Retype only what runs from the beginning of the data through the line with "XAxis, YAxis, LabelList"; please omit the pictures and keep every line exact.
***** Data
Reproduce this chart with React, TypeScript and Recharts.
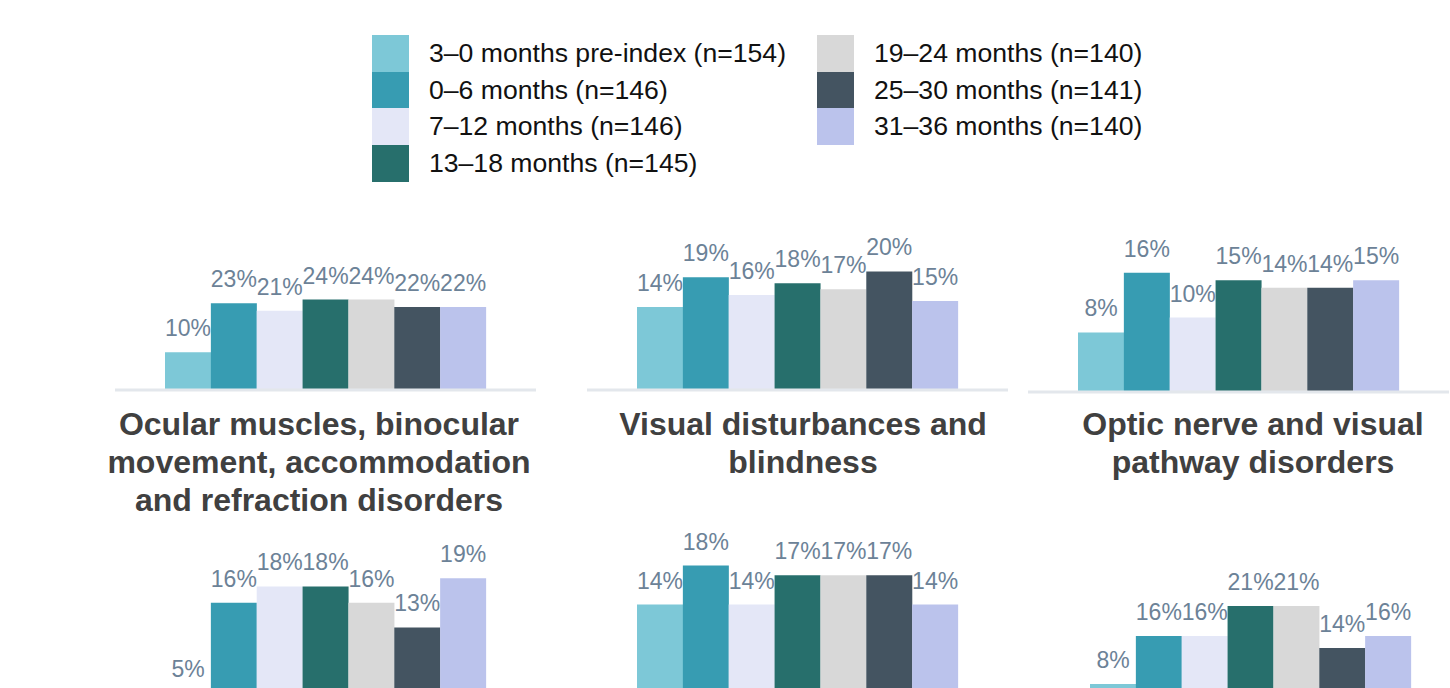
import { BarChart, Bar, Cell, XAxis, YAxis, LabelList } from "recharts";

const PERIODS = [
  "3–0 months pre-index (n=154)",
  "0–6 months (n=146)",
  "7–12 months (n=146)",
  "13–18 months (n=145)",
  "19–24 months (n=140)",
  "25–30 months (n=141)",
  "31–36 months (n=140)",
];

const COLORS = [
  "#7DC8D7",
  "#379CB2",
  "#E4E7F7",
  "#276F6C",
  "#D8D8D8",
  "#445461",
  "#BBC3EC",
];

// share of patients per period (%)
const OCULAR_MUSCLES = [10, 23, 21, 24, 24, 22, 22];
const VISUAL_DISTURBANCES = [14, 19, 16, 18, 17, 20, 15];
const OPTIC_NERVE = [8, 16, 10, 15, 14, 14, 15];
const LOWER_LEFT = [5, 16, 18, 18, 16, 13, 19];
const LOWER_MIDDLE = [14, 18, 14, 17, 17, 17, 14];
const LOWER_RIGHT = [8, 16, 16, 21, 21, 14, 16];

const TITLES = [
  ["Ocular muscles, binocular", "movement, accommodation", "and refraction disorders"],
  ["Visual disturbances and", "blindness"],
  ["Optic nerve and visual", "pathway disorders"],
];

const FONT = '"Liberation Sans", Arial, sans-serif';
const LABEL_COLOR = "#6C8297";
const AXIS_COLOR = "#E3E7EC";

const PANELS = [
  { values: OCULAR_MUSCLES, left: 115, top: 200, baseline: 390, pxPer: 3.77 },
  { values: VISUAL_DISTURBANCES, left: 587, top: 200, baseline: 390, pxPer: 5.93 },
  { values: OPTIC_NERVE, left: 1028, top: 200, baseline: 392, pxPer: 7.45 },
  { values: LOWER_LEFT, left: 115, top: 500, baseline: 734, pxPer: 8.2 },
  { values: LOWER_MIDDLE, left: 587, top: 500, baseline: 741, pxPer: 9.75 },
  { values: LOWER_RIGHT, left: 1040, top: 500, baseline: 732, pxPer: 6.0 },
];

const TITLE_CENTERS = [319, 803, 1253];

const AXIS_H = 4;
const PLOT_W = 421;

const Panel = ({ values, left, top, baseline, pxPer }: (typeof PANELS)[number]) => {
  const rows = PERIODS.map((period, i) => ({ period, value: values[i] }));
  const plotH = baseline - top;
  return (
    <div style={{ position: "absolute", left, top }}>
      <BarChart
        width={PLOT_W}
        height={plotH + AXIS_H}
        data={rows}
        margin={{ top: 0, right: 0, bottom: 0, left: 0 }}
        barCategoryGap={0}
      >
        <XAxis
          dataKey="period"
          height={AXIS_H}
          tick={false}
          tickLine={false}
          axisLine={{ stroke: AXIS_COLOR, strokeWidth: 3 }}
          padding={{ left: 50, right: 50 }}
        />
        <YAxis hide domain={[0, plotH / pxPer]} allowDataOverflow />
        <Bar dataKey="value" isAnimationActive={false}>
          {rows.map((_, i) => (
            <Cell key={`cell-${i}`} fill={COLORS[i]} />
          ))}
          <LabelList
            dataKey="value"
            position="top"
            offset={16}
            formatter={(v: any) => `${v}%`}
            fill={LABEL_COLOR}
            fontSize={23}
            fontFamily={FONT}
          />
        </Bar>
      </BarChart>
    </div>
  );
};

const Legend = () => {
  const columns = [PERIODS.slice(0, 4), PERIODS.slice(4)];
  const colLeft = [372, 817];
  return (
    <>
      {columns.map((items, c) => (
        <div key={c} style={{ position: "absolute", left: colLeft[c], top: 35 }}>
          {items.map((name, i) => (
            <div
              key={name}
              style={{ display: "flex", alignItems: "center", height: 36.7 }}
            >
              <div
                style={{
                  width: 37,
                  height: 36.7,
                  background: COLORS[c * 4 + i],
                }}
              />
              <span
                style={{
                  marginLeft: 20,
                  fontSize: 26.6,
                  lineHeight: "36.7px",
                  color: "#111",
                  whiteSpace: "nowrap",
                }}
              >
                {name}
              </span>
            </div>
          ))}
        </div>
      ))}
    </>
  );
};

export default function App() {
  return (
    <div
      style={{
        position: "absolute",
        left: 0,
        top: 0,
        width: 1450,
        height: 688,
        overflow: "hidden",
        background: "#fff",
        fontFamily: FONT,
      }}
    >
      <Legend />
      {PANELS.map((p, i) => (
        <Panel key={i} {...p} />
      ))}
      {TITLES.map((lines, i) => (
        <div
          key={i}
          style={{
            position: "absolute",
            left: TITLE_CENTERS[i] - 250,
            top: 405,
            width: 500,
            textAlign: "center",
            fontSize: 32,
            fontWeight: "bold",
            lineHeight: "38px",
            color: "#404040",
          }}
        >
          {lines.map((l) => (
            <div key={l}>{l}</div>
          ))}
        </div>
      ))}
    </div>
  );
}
**********
▶ [Solution to this task]:
Reproduce this chart with React, TypeScript and Recharts.
import { BarChart, Bar, Cell, XAxis, YAxis, LabelList } from "recharts";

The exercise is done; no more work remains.